At first glance, that's not too far off--less than half a calorie for each item--from our original solution.   In fact, plugging those values back into our equations gives us about 163 calories for a serving of original Oreos (advertised calories + 3), about 142 calories for a serving of Double Stuf (advertised calories + 2), and about 90 calories for a Triple Double (advertised calories - 10).

In order to makes sense of our estimates--and our errors--we need to have some idea about what manufacturers are doing, exactly, when they put calorie info on the nutrition label.  First of all, for any item with a per-serving calorie content north of 100, the government only requires that companies round their values to the nearest 10 calories (source).  That means our serving of original Oreos might actually have anywhere between 155 and 165 calories.  Likewise, our serving of Double Stuf can legally contain between 135 and 145 calories.  With that in mind, our 2- and 3-calorie variations from the advertised values aren't even worth a second look; they're well within the acceptable range.

But what about the Triple Double?  Based on the mandated interval, the T.D. must legally have between 95 and 105 calories, but our estimates for w and f place it at about 90.  Can we account for the apparent 5-calorie gap?

To begin with, 5 calories is a pretty small quantity.  In fact, according to the government, "amounts less than 5 calories may be expressed as zero" (cf. above).  Five equals zero!  (Incidentally, this explains how a product like nonstick cooking spray, which is essentially 100% fat, can legally be labeled as having zero calories: the serving size is so tiny that it contains < 5 calories.)  If 5 calories is small enough to be considered negligible for nutrition labels, it's not unreasonable to think that, in calculating the calorie content of cookies, a company might err by that amount without malicious intent.

Second, the food scientists at Nabisco probably aren't actually measuring calorie content of products directly.  They use pre-calculated tables of "specific factors" and "general factors" sanctioned by the USDA for different constituent ingredients.  They may, for instance, use a general calorie count (per gram) for glucose and just assume that the glucose in Oreos behaves, energetically, like glucose everywhere else on the planet.  This method saves a lot of time and money, but they sacrifice accuracy in the process.  These tables were created in 1973 and have only been "slightly revised" since then (cf. above, again).

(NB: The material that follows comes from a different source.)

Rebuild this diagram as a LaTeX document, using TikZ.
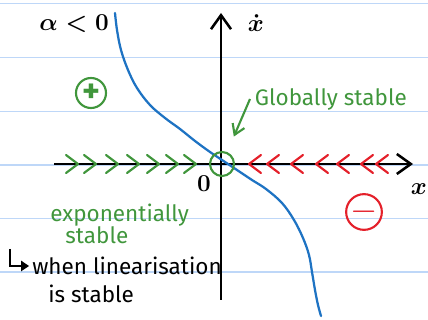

Third, and maybe most interesting, is something I've been holding out on you.  In the Triple Double, one of the stufs is the familiar vanilla creme, and the other one is chocolate.  Big deal, you say?  It just might be.  It turns out that all carbs are not created equal.  In particular, the value of carbohydrate energy in chocolate is extremely hard to pin down, and can in fact vary widely, from 1.33 calories/g to 4 calories/g (source), potentially different from vanilla carbs by about a factor of 3.

Seriously?  Can flavored cremes really be that different?  I submit one final piece of evidence.  Golden Oreos have vanilla wafers instead of chocolate, but both have vanilla creme.  What's more, they have the same calorie content.  In terms of the outer layers, it seems that we can ignore their composition; a wafer is a wafer is a wafer.  Besides the Triple Double, there is also a Neapolitan T.D., which has vanilla wafers (seemingly irrelevant), one strawberry stuf, and one chocolate stuf.  To clarify, once we ignore the apparently negligible difference in wafers, the only difference between the T.D. and the Neapolitan T.D. Oreos is a strawberry stuf in place of a vanilla one, but the Neapolitan has 10 more calories per cookie!  It seems that the strawberry, vanilla, and chocolate cremes contribute different numbers of calories.  Crazy, but true(?)

None of this is definitive, of course.  There may be other weird factors at play that can't be ferreted out by nutrition labels alone.  At the very least, though, I think we can safely stow our pitchforks for the time being.  Double Stufs may, in fact, be short on stuf, but we can't prove that beyond a reasonable doubt without breaking out a digital scale and a bomb calorimeter (I'm looking at you, science teachers!).

I know, I know.  I'm disappointed, too.